▶ _Set task_:
Give the count of lines containing the string "chart", with no other output.

▶ _Information supplied_:
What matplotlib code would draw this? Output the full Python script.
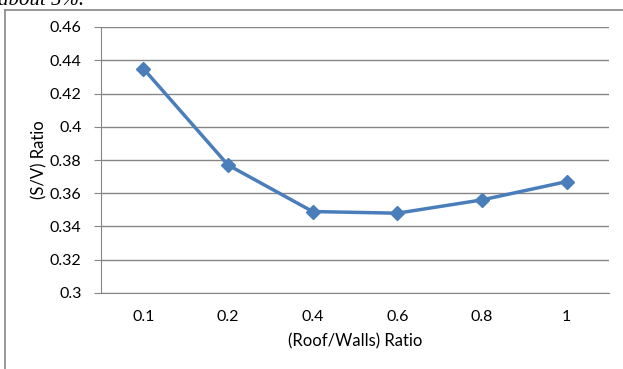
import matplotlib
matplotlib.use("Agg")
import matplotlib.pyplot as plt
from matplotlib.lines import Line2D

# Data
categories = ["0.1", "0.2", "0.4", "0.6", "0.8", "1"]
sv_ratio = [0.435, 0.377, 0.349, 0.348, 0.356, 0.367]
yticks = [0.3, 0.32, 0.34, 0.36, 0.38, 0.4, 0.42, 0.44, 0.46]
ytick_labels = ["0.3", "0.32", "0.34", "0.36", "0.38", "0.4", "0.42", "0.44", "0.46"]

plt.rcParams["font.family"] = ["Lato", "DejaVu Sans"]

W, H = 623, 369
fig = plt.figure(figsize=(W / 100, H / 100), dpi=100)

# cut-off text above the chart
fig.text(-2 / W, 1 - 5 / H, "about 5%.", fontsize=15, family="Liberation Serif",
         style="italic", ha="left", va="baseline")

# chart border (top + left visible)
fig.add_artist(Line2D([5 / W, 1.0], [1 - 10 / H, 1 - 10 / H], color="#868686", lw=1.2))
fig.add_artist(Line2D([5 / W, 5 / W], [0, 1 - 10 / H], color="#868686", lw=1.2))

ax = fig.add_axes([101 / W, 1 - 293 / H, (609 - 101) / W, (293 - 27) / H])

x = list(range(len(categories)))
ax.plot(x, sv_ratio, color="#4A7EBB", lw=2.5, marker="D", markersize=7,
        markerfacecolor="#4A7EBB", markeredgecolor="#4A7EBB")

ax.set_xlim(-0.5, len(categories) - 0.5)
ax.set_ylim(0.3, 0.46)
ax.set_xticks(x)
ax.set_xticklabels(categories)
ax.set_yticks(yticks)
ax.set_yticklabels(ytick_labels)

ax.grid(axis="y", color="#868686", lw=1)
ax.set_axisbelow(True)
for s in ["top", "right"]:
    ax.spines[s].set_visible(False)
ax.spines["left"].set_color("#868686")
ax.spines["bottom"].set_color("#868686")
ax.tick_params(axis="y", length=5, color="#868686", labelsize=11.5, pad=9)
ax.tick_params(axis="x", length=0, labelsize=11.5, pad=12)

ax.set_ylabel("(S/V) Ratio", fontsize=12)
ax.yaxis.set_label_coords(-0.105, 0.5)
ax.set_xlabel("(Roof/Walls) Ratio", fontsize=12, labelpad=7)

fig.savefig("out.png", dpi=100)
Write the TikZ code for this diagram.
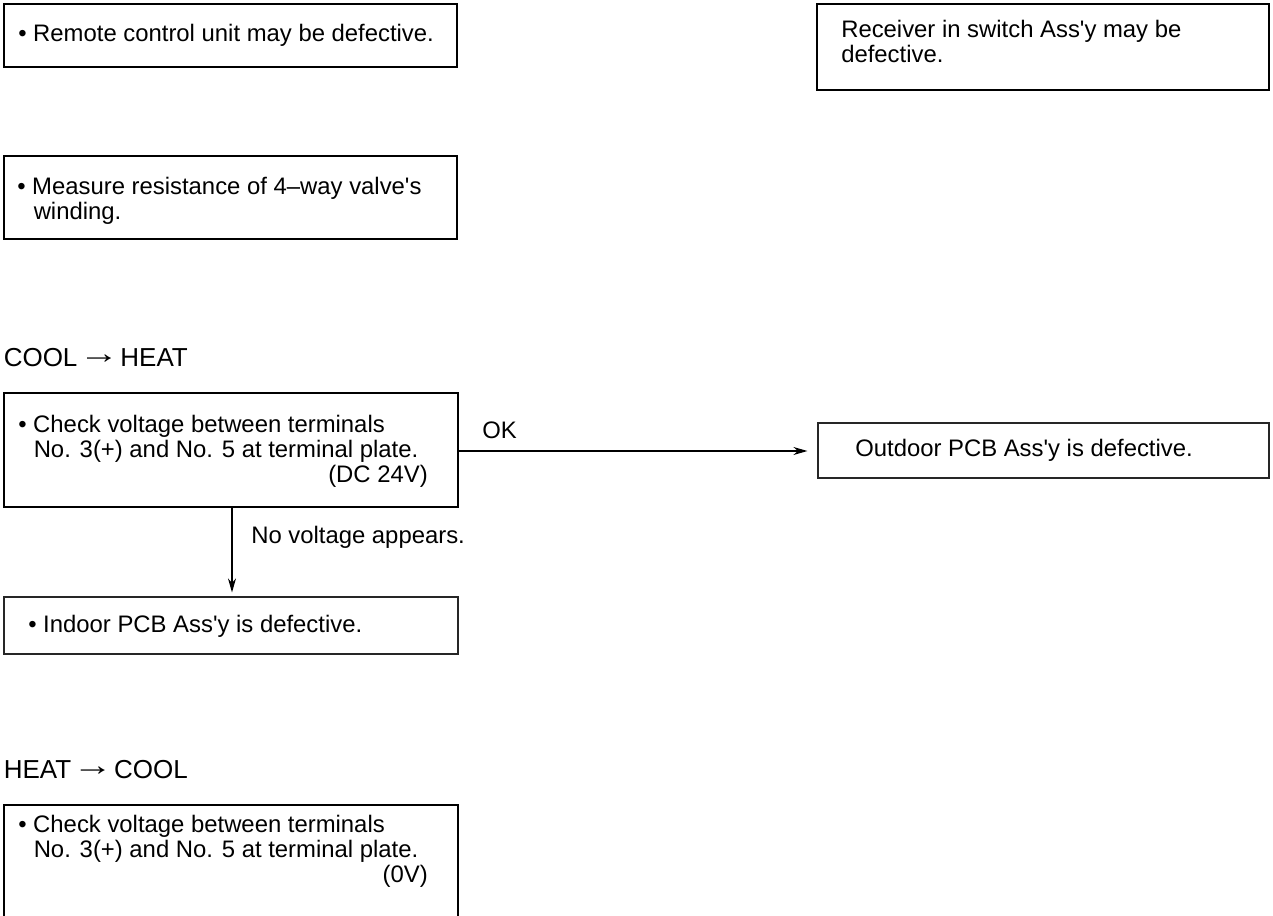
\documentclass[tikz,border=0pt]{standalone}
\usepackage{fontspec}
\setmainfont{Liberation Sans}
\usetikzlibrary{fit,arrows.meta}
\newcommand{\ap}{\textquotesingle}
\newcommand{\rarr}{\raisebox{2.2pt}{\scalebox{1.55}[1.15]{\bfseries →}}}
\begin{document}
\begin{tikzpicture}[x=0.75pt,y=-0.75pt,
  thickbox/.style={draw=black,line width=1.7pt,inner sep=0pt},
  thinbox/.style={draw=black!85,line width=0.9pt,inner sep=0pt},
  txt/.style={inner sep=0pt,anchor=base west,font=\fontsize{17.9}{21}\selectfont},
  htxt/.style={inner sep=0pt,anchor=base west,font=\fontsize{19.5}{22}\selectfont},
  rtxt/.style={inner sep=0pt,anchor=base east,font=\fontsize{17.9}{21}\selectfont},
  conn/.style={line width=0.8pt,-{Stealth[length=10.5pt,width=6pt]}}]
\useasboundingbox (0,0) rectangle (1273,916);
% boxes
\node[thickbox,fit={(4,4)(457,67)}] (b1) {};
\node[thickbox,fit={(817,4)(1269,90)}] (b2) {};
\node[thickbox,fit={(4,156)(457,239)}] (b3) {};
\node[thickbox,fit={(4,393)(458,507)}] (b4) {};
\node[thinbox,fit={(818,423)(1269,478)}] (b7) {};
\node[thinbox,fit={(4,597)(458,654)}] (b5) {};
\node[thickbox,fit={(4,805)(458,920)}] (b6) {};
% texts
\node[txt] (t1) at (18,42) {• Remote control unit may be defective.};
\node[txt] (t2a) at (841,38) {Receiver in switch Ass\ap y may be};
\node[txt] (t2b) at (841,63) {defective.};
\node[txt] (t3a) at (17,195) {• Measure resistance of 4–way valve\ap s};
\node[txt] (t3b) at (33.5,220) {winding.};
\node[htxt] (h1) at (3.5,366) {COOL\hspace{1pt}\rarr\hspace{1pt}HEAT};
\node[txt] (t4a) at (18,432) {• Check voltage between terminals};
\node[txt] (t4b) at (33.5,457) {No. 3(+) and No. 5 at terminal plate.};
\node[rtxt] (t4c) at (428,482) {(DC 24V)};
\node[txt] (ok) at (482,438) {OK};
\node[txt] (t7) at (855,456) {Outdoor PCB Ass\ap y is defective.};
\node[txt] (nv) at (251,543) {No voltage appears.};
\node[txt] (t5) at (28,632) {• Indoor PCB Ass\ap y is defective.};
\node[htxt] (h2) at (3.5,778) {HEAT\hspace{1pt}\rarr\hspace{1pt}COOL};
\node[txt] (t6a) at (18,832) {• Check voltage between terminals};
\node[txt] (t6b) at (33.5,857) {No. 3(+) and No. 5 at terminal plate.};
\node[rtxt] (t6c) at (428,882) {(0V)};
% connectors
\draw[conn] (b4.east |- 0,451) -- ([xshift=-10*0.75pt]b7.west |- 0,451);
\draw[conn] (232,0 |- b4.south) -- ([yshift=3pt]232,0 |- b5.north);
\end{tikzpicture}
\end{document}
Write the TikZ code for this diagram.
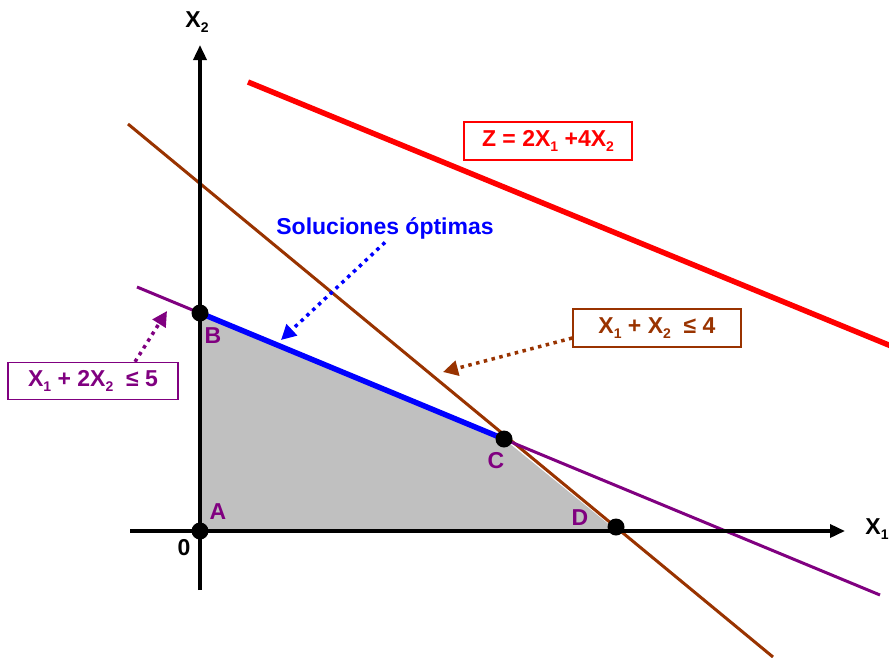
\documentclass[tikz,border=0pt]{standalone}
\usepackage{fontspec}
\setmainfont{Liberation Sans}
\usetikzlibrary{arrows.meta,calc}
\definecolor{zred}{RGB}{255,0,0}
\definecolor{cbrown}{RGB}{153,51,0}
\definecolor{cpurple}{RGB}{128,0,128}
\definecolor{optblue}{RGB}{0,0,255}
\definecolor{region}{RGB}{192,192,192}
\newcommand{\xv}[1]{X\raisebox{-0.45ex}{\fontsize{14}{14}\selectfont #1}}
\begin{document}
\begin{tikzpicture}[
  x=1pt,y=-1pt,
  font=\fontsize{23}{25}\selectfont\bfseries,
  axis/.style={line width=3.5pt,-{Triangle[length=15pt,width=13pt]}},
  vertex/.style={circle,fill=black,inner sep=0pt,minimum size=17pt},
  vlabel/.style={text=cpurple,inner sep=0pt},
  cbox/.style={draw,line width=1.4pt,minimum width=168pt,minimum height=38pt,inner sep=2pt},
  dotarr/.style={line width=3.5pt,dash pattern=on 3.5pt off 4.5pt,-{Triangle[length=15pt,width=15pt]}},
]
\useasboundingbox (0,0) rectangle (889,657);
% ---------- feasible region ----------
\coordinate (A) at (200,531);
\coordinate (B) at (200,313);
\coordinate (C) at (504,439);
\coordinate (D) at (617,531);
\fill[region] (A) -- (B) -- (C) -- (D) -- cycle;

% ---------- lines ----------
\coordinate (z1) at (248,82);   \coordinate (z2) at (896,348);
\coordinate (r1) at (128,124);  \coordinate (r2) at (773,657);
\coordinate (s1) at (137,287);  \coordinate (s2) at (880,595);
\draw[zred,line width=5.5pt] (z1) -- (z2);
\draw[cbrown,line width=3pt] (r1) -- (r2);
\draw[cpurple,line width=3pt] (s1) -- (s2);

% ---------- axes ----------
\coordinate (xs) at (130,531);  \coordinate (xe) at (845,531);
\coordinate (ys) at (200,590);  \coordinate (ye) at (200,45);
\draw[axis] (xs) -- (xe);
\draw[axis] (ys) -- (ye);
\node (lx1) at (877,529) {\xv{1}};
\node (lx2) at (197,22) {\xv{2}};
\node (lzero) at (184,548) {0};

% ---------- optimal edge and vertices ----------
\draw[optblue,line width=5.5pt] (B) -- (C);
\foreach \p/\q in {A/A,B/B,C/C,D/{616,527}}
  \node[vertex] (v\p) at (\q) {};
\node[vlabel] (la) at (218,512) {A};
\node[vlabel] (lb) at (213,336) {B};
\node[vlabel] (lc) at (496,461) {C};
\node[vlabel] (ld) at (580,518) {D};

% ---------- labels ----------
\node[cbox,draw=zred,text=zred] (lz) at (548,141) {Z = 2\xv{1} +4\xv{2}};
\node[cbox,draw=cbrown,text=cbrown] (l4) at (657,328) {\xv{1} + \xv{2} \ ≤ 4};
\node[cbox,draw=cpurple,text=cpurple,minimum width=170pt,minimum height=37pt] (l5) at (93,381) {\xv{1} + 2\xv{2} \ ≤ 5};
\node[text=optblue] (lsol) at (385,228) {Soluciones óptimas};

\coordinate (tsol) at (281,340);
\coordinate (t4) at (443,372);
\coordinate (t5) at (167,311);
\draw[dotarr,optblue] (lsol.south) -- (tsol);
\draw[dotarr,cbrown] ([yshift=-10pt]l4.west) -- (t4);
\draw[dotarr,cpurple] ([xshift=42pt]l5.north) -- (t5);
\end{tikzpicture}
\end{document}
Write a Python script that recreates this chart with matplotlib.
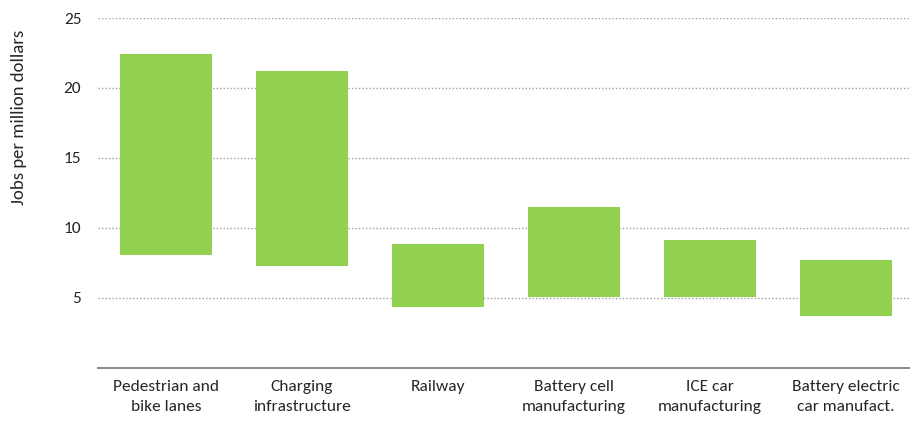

▶ _Solved exercise_:
3